◆ **YOUR TASK**
Leaving the pictures out, print the lines from the first line of the listing through the line containing "($(proj.west)+(-53,-32)$) -- ($(proj.west)+(-53,32)$);", exactly as they read, and no others.

◆ **DATA EXCERPT**

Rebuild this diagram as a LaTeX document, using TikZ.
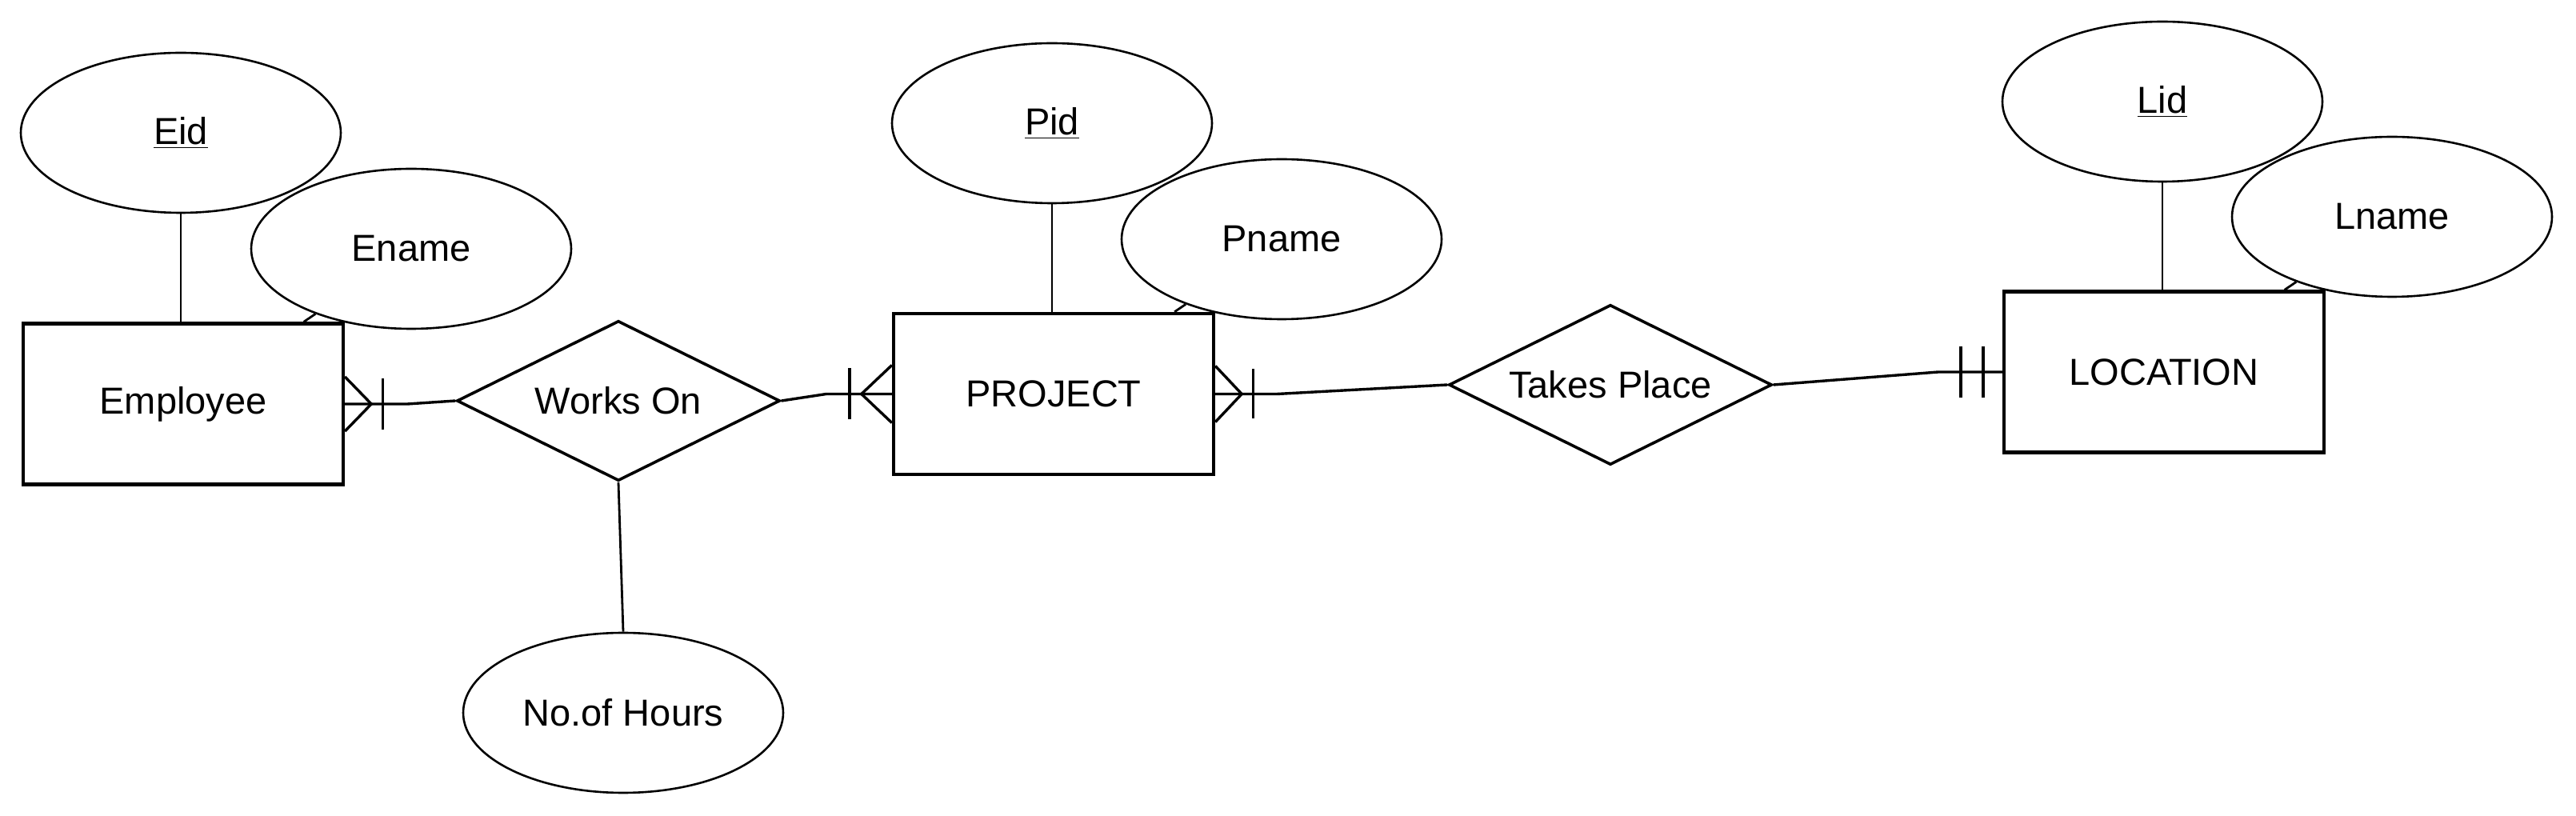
\documentclass[tikz,border=0pt]{standalone}
\usepackage{fontspec}
\setmainfont{Liberation Sans}
\usepackage{tikz}
\usetikzlibrary{shapes,shapes.geometric}
\usetikzlibrary{calc,positioning}
\tikzset{
  entity/.style={draw, line width=2.2pt, fill=white, minimum width=200pt, minimum height=100.5pt, inner sep=0pt, text centered},
  attr/.style={ellipse, draw, line width=1.3pt, fill=white, minimum width=200pt, minimum height=100pt, inner sep=0pt},
  rel/.style={diamond, draw, line width=1.8pt, fill=white, aspect=2, minimum width=202pt, minimum height=100pt, inner sep=0pt},
  link/.style={line width=1.4pt},
  card/.style={line width=1.7pt}
}
\begin{document}
\begin{tikzpicture}[x=0.5pt, y=-0.5pt, font=\fontsize{23.5}{28}\selectfont]
  \useasboundingbox (0,0) rectangle (3220,1020);

  \node[attr] (eid) at (226,166) {\underline{Eid}};
  \node[attr] (ename) at (514,311) {Ename};
  \node[entity] (emp) at (229,505) {Employee};
  \node[rel] (works) at (773,501) {Works On};
  \node[attr] (hours) at (779,891) {No.of Hours};

  \node[attr] (pid) at (1315,154) {\underline{Pid}};
  \node[attr] (pname) at (1602,299) {Pname};
  \node[entity] (proj) at (1317,492.5) {PROJECT};
  \node[rel] (take) at (2013,481) {Takes Place};

  \node[attr] (lid) at (2703,127) {\underline{Lid}};
  \node[attr] (lname) at (2990,271) {Lname};
  \node[entity] (loc) at (2705,465) {LOCATION};

  \draw[link] (eid.south) -- (eid.south |- emp.north);
  \draw[link] (ename) -- (emp);
  \draw[link] (pid.south) -- (pid.south |- proj.north);
  \draw[link] (pname) -- (proj);
  \draw[link] (lid.south) -- (lid.south |- loc.north);
  \draw[link] (lname) -- (loc);
  \draw[link] (works.south) -- (hours.north);

  \draw[card] (emp.east) -- ++(78,0) -- (works.west);
  \draw[card] ($(emp.east)+(0,-34)$) -- ($(emp.east)+(33,0)$) -- ($(emp.east)+(0,34)$);
  \draw[card] ($(emp.east)+(47,-32)$) -- ($(emp.east)+(47,32)$);

  \draw[card] (works.east) -- ($(proj.west)+(-82,0)$) -- (proj.west);
  \draw[card] ($(proj.west)+(0,-36)$) -- ($(proj.west)+(-38,0)$) -- ($(proj.west)+(0,36)$);
  \draw[card] ($(proj.west)+(-53,-32)$) -- ($(proj.west)+(-53,32)$);

  \draw[card] (proj.east) -- ++(77,0) -- (take.west);
  \draw[card] ($(proj.east)+(0,-35)$) -- ($(proj.east)+(33,0)$) -- ($(proj.east)+(0,35)$);
  \draw[card] ($(proj.east)+(47,-31)$) -- ($(proj.east)+(47,31)$);

  \draw[card] (take.east) -- ($(loc.west)+(-80,0)$) -- (loc.west);
  \draw[card] ($(loc.west)+(-52,-32)$) -- ($(loc.west)+(-52,32)$);
  \draw[card] ($(loc.west)+(-24,-32)$) -- ($(loc.west)+(-24,32)$);
\end{tikzpicture}
\end{document}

◆ **CORRECT ANSWER**
Rebuild this diagram as a LaTeX document, using TikZ.
\documentclass[tikz,border=0pt]{standalone}
\usepackage{fontspec}
\setmainfont{Liberation Sans}
\usepackage{tikz}
\usetikzlibrary{shapes,shapes.geometric}
\usetikzlibrary{calc,positioning}
\tikzset{
  entity/.style={draw, line width=2.2pt, fill=white, minimum width=200pt, minimum height=100.5pt, inner sep=0pt, text centered},
  attr/.style={ellipse, draw, line width=1.3pt, fill=white, minimum width=200pt, minimum height=100pt, inner sep=0pt},
  rel/.style={diamond, draw, line width=1.8pt, fill=white, aspect=2, minimum width=202pt, minimum height=100pt, inner sep=0pt},
  link/.style={line width=1.4pt},
  card/.style={line width=1.7pt}
}
\begin{document}
\begin{tikzpicture}[x=0.5pt, y=-0.5pt, font=\fontsize{23.5}{28}\selectfont]
  \useasboundingbox (0,0) rectangle (3220,1020);

  \node[attr] (eid) at (226,166) {\underline{Eid}};
  \node[attr] (ename) at (514,311) {Ename};
  \node[entity] (emp) at (229,505) {Employee};
  \node[rel] (works) at (773,501) {Works On};
  \node[attr] (hours) at (779,891) {No.of Hours};

  \node[attr] (pid) at (1315,154) {\underline{Pid}};
  \node[attr] (pname) at (1602,299) {Pname};
  \node[entity] (proj) at (1317,492.5) {PROJECT};
  \node[rel] (take) at (2013,481) {Takes Place};

  \node[attr] (lid) at (2703,127) {\underline{Lid}};
  \node[attr] (lname) at (2990,271) {Lname};
  \node[entity] (loc) at (2705,465) {LOCATION};

  \draw[link] (eid.south) -- (eid.south |- emp.north);
  \draw[link] (ename) -- (emp);
  \draw[link] (pid.south) -- (pid.south |- proj.north);
  \draw[link] (pname) -- (proj);
  \draw[link] (lid.south) -- (lid.south |- loc.north);
  \draw[link] (lname) -- (loc);
  \draw[link] (works.south) -- (hours.north);

  \draw[card] (emp.east) -- ++(78,0) -- (works.west);
  \draw[card] ($(emp.east)+(0,-34)$) -- ($(emp.east)+(33,0)$) -- ($(emp.east)+(0,34)$);
  \draw[card] ($(emp.east)+(47,-32)$) -- ($(emp.east)+(47,32)$);

  \draw[card] (works.east) -- ($(proj.west)+(-82,0)$) -- (proj.west);
  \draw[card] ($(proj.west)+(0,-36)$) -- ($(proj.west)+(-38,0)$) -- ($(proj.west)+(0,36)$);
  \draw[card] ($(proj.west)+(-53,-32)$) -- ($(proj.west)+(-53,32)$);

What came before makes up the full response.